African Institute for Corporate Citizenship Chief Executive Officer, Felix Lombe, said there is time has come for the country to consider diversifying its production base.
He said it is not surprising that earnings have gone down by almost 30 percent mainly due to the WHO-championed anti-smoking campaign.
“This is the trend in all countries that rely on tobacco although the decline is less than here in Malawi. The anti-smoking lobby is our big obstacle; issues of quality and over supply are secondary.
“The industry is declining and the question is whether there is another sector picking up to fill the gap left by tobacco and so far there is none unfortunately,” Lombe said.

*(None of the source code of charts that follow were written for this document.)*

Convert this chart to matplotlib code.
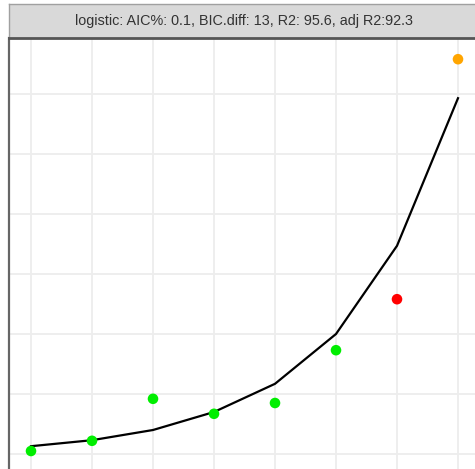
import matplotlib
matplotlib.use("Agg")
import matplotlib.pyplot as plt

# data
x_vals = [1, 2, 3, 4, 5, 6, 7, 8]
obs_y = [0.05, 0.22, 0.92, 0.67, 0.85, 1.73, 2.58, 6.58]
point_colors = ["#00ee00", "#00ee00", "#00ee00", "#00ee00", "#00ee00", "#00ee00", "#ff0000", "#ffa500"]
fit_y = [0.13, 0.23, 0.40, 0.70, 1.17, 2.00, 3.47, 5.93]
strip_title = "logistic: AIC%: 0.1, BIC.diff: 13, R2: 95.6, adj R2:92.3"

plt.rcParams['font.family'] = ['Liberation Sans', 'DejaVu Sans']

fig = plt.figure(figsize=(4.75, 4.69), dpi=100)
fig.patch.set_facecolor("white")

# panel
ax = fig.add_axes([9 / 475, 0.0, 470 / 475, 431 / 469])
ax.set_facecolor("white")
ax.set_xlim(1 - 22 / 61, 1 + 470 / 61 - 22 / 61)
ax.set_ylim(-15 / 60, 416 / 60)
ax.set_xticks(x_vals)
ax.set_yticks(range(0, 7))
ax.grid(True, color="#ededed", linewidth=1.3)
ax.set_axisbelow(True)
ax.tick_params(length=0, labelleft=False, labelbottom=False)
for side in ["top", "right", "bottom"]:
    ax.spines[side].set_visible(False)
ax.spines["left"].set_color("#666666")
ax.spines["left"].set_linewidth(1.6)

ax.plot(x_vals, fit_y, color="black", linewidth=1.6, zorder=3)
ax.scatter(x_vals, obs_y, c=point_colors, s=58, edgecolors="none", zorder=4)

# facet strip
strip = fig.add_axes([9 / 475, 431 / 469, 470 / 475, 34 / 469])
strip.set_xlim(0, 1)
strip.set_ylim(0, 1)
strip.set_facecolor("#d9d9d9")
strip.set_xticks([])
strip.set_yticks([])
for side in ["top", "right", "left"]:
    strip.spines[side].set_color("#a0a0a0")
    strip.spines[side].set_linewidth(1.0)
strip.spines["bottom"].set_color("#555555")
strip.spines["bottom"].set_linewidth(2.0)
strip.text(0.5, 0.5, strip_title, ha="center", va="center",
           fontsize=10.4, color="#333333", transform=strip.transAxes)

fig.savefig("out.png", dpi=100)
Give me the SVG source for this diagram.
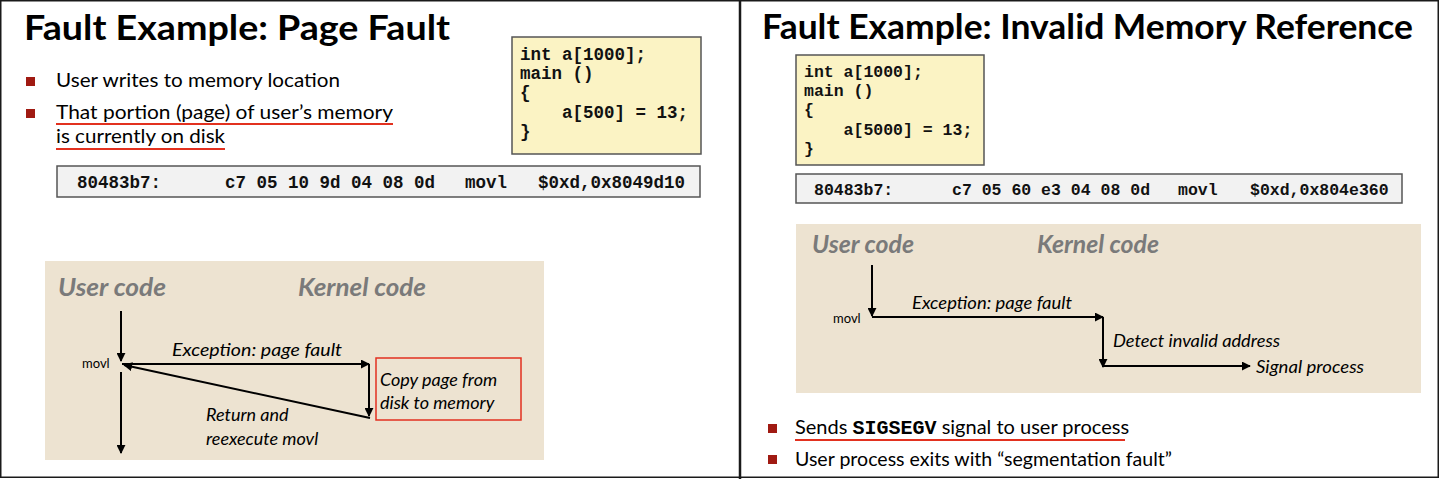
<svg xmlns="http://www.w3.org/2000/svg" width="1440" height="479" viewBox="0 0 1440 479">
<style>
.title{font-family:Lato,"Liberation Sans",sans-serif;font-weight:bold;font-size:35px;fill:#000}
.body{font-family:Lato,"Liberation Sans",sans-serif;font-size:20px;fill:#000}
.code{font-family:"Liberation Mono",monospace;font-weight:bold;font-size:17.5px;fill:#111}
.code2{font-family:"Liberation Mono",monospace;font-weight:bold;font-size:16.5px;fill:#111}
.hdr{font-family:Lato,"Liberation Sans",sans-serif;font-weight:bold;font-style:italic;font-size:24px;fill:#7a7a7a}
.lbl{font-family:Lato,"Liberation Sans",sans-serif;font-style:italic;font-size:18px;fill:#000}
.small{font-family:Lato,"Liberation Sans",sans-serif;font-size:13px;fill:#000}
.bullet{fill:#a01a12}
.ul{stroke:#e2311f;stroke-width:2;fill:none}
.codebox{fill:#fbf3c4;stroke:#555;stroke-width:1.5}
.insbox{fill:#f2f2f2;stroke:#555;stroke-width:1.5}
.bg{fill:#ede3d1}
.arrow{stroke:#000;stroke-width:2;fill:none}
.frame{fill:none;stroke:#1a1a1a;stroke-width:1.5}
</style>
<defs>
<marker id="ah" viewBox="0 0 10 10" refX="9" refY="5" markerWidth="4.5" markerHeight="4.5" orient="auto" markerUnits="strokeWidth">
<path d="M0,0 L10,5 L0,10 z" fill="#000"/>
</marker>
</defs>
<rect width="1440" height="479" fill="#fff"/>
<g id="frame">
<rect class="frame" x="0.75" y="0.75" width="1437.5" height="476.5"/>
<line x1="740" y1="0" x2="740" y2="479" stroke="#1a1a1a" stroke-width="2.5"/>
</g>
<g id="left-panel">
<text class="title" x="24" y="40" textLength="426" lengthAdjust="spacingAndGlyphs">Fault Example: Page Fault</text>
<rect class="bullet" x="26" y="77" width="9" height="9"/>
<text class="body" x="56" y="87" textLength="284" lengthAdjust="spacingAndGlyphs">User writes to memory location</text>
<rect class="bullet" x="26" y="109" width="9" height="9"/>
<text class="body" x="56" y="119" textLength="337" lengthAdjust="spacingAndGlyphs">That portion (page) of user’s memory</text>
<line class="ul" x1="56" y1="124" x2="393" y2="124"/>
<text class="body" x="56" y="143" textLength="169" lengthAdjust="spacingAndGlyphs">is currently on disk</text>
<line class="ul" x1="56" y1="149" x2="225" y2="149"/>
</g>
<g id="code-left">
<rect class="codebox" x="512" y="37" width="189" height="117"/>
<text class="code" x="520" y="60">int a[1000];</text>
<text class="code" x="520" y="79">main ()</text>
<text class="code" x="520" y="98">{</text>
<text class="code" x="520" y="118" xml:space="preserve">    a[500] = 13;</text>
<text class="code" x="520" y="137">}</text>
</g>
<g id="instr-left">
<rect class="insbox" x="57" y="166" width="643" height="31"/>
<text class="code" x="77" y="188">80483b7:</text>
<text class="code" x="225" y="188" xml:space="preserve">c7 05 10 9d 04 08 0d</text>
<text class="code" x="465" y="188">movl</text>
<text class="code" x="538" y="188">$0xd,0x8049d10</text>
</g>
<g id="diagram-left">
<rect class="bg" x="45" y="261" width="499" height="199"/>
<text class="hdr" x="58" y="296" textLength="108" lengthAdjust="spacingAndGlyphs">User code</text>
<text class="hdr" x="298" y="296" textLength="128" lengthAdjust="spacingAndGlyphs">Kernel code</text>
<text class="small" x="82" y="368">movl</text>
<text class="lbl" x="172" y="356" textLength="170" lengthAdjust="spacingAndGlyphs">Exception: page fault</text>
<text class="lbl" x="206" y="421">Return and</text>
<text class="lbl" x="206" y="445">reexecute movl</text>
<g id="copy-node">
<rect x="376" y="358" width="145" height="62" fill="none" stroke="#e2311f" stroke-width="1.5"/>
<text class="lbl" x="380" y="386">Copy page from</text>
<text class="lbl" x="380" y="409">disk to memory</text>
</g>
</g>
<g id="right-panel">
<text class="title" x="762" y="39" textLength="651" lengthAdjust="spacingAndGlyphs">Fault Example: Invalid Memory Reference</text>
</g>
<g id="code-right">
<rect class="codebox" x="796" y="55" width="188" height="110"/>
<text class="code2" x="804" y="77">int a[1000];</text>
<text class="code2" x="804" y="96">main ()</text>
<text class="code2" x="804" y="115">{</text>
<text class="code2" x="804" y="135" xml:space="preserve">    a[5000] = 13;</text>
<text class="code2" x="804" y="154">}</text>
</g>
<g id="instr-right">
<rect class="insbox" x="796" y="174" width="606" height="29"/>
<text class="code2" x="814" y="195">80483b7:</text>
<text class="code2" x="952" y="195" xml:space="preserve">c7 05 60 e3 04 08 0d</text>
<text class="code2" x="1178" y="195">movl</text>
<text class="code2" x="1250" y="195">$0xd,0x804e360</text>
</g>
<g id="diagram-right">
<rect class="bg" x="796" y="224" width="625" height="169"/>
<text class="hdr" x="812" y="253" textLength="102" lengthAdjust="spacingAndGlyphs">User code</text>
<text class="hdr" x="1037" y="253" textLength="122" lengthAdjust="spacingAndGlyphs">Kernel code</text>
<text class="small" x="833" y="323">movl</text>
<text class="lbl" x="912" y="309" textLength="160" lengthAdjust="spacingAndGlyphs">Exception: page fault</text>
<text class="lbl" x="1113" y="347" textLength="167" lengthAdjust="spacingAndGlyphs">Detect invalid address</text>
<text class="lbl" x="1256" y="373" textLength="108" lengthAdjust="spacingAndGlyphs">Signal process</text>
</g>
<g id="bullets-right">
<rect class="bullet" x="768" y="424" width="9" height="9"/>
<text class="body" x="795" y="434">Sends <tspan style="font-family:'Liberation Mono',monospace;font-weight:bold">SIGSEGV</tspan> signal to user process</text>
<line class="ul" x1="795" y1="440" x2="1125" y2="440"/>
<rect class="bullet" x="768" y="455" width="9" height="9"/>
<text class="body" x="795" y="466" textLength="377" lengthAdjust="spacingAndGlyphs">User process exits with “segmentation fault”</text>
</g>
<g id="connectors">
<line class="arrow" x1="121" y1="311" x2="121" y2="361" marker-end="url(#ah)"/>
<line class="arrow" x1="122" y1="364" x2="369" y2="364" marker-end="url(#ah)"/>
<line class="arrow" x1="369" y1="364" x2="369" y2="416" marker-end="url(#ah)"/>
<line class="arrow" x1="370" y1="418" x2="124" y2="365" marker-end="url(#ah)"/>
<line class="arrow" x1="121" y1="372" x2="121" y2="453" marker-end="url(#ah)"/>
<line class="arrow" x1="872" y1="265" x2="872" y2="316" marker-end="url(#ah)"/>
<line class="arrow" x1="872" y1="317" x2="1103" y2="317" marker-end="url(#ah)"/>
<line class="arrow" x1="1103" y1="317" x2="1103" y2="367" marker-end="url(#ah)"/>
<line class="arrow" x1="1103" y1="366" x2="1250" y2="366" marker-end="url(#ah)"/>
</g>
</svg>
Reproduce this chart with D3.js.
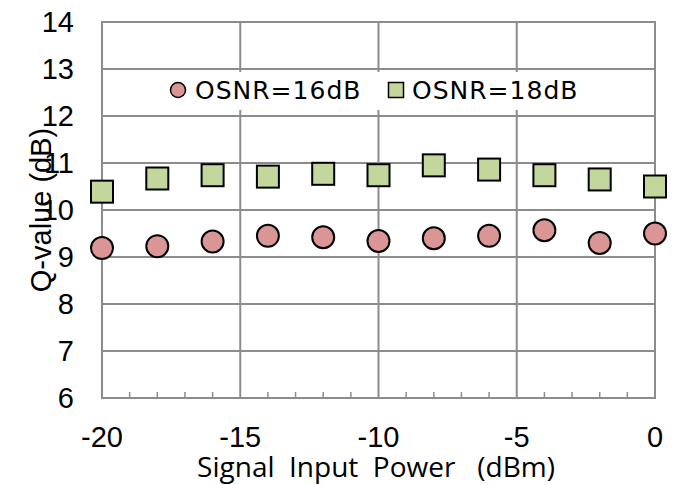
<!DOCTYPE html>
<html>
<head>
<meta charset="utf-8">
<script src="https://cdn.jsdelivr.net/npm/d3@7"></script>
<style>
  html, body { margin: 0; padding: 0; background: #fff; }
  svg { display: block; }
</style>
</head>
<body>
<svg id="chart" width="675" height="485"></svg>
<script>
// ---- data ----
const xValues = [-20, -18, -16, -14, -12, -10, -8, -6, -4, -2, 0];
const osnr16 = [9.19, 9.23, 9.33, 9.45, 9.42, 9.34, 9.40, 9.45, 9.57, 9.30, 9.50];
const osnr18 = [10.39, 10.67, 10.74, 10.71, 10.77, 10.74, 10.95, 10.86, 10.74, 10.65, 10.50];
const seriesNames = ["OSNR=16dB", "OSNR=18dB"];
const xTicks = [-20, -15, -10, -5, 0];
const yTicks = [6, 7, 8, 9, 10, 11, 12, 13, 14];
const xTitle = "Signal  Input  Power   (dBm)";
const yTitle = "Q-value (dB)";

(function () {
// ---- layout ----
const svg = d3.select("#chart");
const pLeft = 102, pRight = 655, pTop = 22, pBottom = 398;
const x = d3.scaleLinear().domain([-20, 0]).range([pLeft, pRight]);
const y = d3.scaleLinear().domain([6, 14]).range([pBottom, pTop]);
const gridColor = "#8c8c8c";
const circleFill = "#d99694";
const squareFill = "#c3d69b";

// horizontal gridlines
svg.append("g").selectAll("line").data(yTicks).join("line")
  .attr("x1", pLeft).attr("x2", pRight)
  .attr("y1", d => y(d)).attr("y2", d => y(d))
  .attr("stroke", gridColor).attr("stroke-width", 2);

// vertical gridlines (major) including left axis
svg.append("g").selectAll("line").data(xTicks).join("line")
  .attr("x1", d => x(d)).attr("x2", d => x(d))
  .attr("y1", pTop - 1).attr("y2", pBottom + 1)
  .attr("stroke", gridColor).attr("stroke-width", 2);

// minor ticks on bottom axis
const minor = d3.range(-20, 1, 1).filter(v => v % 5 !== 0);
svg.append("g").selectAll("line").data(minor).join("line")
  .attr("x1", d => x(d)).attr("x2", d => x(d))
  .attr("y1", pBottom).attr("y2", pBottom - 6)
  .attr("stroke", gridColor).attr("stroke-width", 1.5);

// y tick labels
svg.append("g").selectAll("text").data(yTicks).join("text")
  .attr("x", 74).attr("y", d => y(d)).attr("dy", "0.36em")
  .attr("text-anchor", "end")
  .attr("font-family", "Liberation Sans, Arial, sans-serif")
  .attr("font-size", 29).attr("fill", "#000")
  .text(d => d);

// x tick labels
svg.append("g").selectAll("text").data(xTicks).join("text")
  .attr("x", d => x(d)).attr("y", 447)
  .attr("text-anchor", "middle")
  .attr("font-family", "Liberation Sans, Arial, sans-serif")
  .attr("font-size", 29).attr("fill", "#000")
  .text(d => d);

// axis titles
svg.append("text")
  .attr("x", 376).attr("y", 477)
  .attr("text-anchor", "middle")
  .attr("font-family", "Open Sans, sans-serif")
  .attr("font-size", 28).attr("fill", "#000")
  .style("white-space", "pre")
  .text(xTitle);

svg.append("text")
  .attr("transform", "translate(51,210) rotate(-90)")
  .attr("text-anchor", "middle")
  .attr("font-family", "Liberation Sans, Arial, sans-serif")
  .attr("font-size", 29).attr("fill", "#000")
  .text(yTitle);

// legend box (white background)
const lg = svg.append("g");
lg.append("rect").attr("x", 162).attr("y", 72).attr("width", 430).attr("height", 38)
  .attr("fill", "#fff");
lg.append("circle").attr("cx", 178).attr("cy", 90).attr("r", 7.5)
  .attr("fill", circleFill).attr("stroke", "#000").attr("stroke-width", 1.5);
lg.append("text").attr("x", 195).attr("y", 99)
  .attr("font-family", "DejaVu Sans, sans-serif").attr("font-size", 25)
  .attr("letter-spacing", 1)
  .text(seriesNames[0]);
lg.append("rect").attr("x", 388.5).attr("y", 82.5).attr("width", 15).attr("height", 15)
  .attr("fill", squareFill).attr("stroke", "#000").attr("stroke-width", 1.5);
lg.append("text").attr("x", 412).attr("y", 99)
  .attr("font-family", "DejaVu Sans, sans-serif").attr("font-size", 25)
  .attr("letter-spacing", 1)
  .text(seriesNames[1]);

// markers
const pts16 = xValues.map((v, i) => ({ x: v, y: osnr16[i] }));
const pts18 = xValues.map((v, i) => ({ x: v, y: osnr18[i] }));

svg.append("g").selectAll("rect").data(pts18).join("rect")
  .attr("x", d => x(d.x) - 11).attr("y", d => y(d.y) - 11)
  .attr("width", 22).attr("height", 22)
  .attr("fill", squareFill).attr("stroke", "#000").attr("stroke-width", 2);

svg.append("g").selectAll("circle").data(pts16).join("circle")
  .attr("cx", d => x(d.x)).attr("cy", d => y(d.y)).attr("r", 11)
  .attr("fill", circleFill).attr("stroke", "#000").attr("stroke-width", 2);
})();
</script>
</body>
</html>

Tobacco Association of Malawi Chief Executive Officer, Felix Thole said volume and prices have remained unstable for the past 10 years are dependent on market forces.
He said this year, opening of the tobacco market was delayed by about two weeks, a situation that affected prices.
Tobacco Commission (TC) Chief Executive Officer, Kaisi Sadala, said while a decline in earnings from tobacco is a concern, the future of industry remains stable.
“This is why the Government through the TC advocates crop size management by ensuring that we align supply to demand in addition, the industry is repositioning itself to be compliant to global dynamics so that our crop remains competitive,” Sadala said.
Ironically last month as the Commission was enforcing a 75 percent penalty on proceeds from all extra produced tobacco under the new Tobacco Act, the Minister of Agriculture, Irrigation and Water Development waived the enforcement until next season.
He indicated that currently, farmers should be made aware of stipulates of the new law.
The penalty was put in place to caution production of the crop in excess to avert effects of market forces especially reduced prices when the supply supersedes the demand.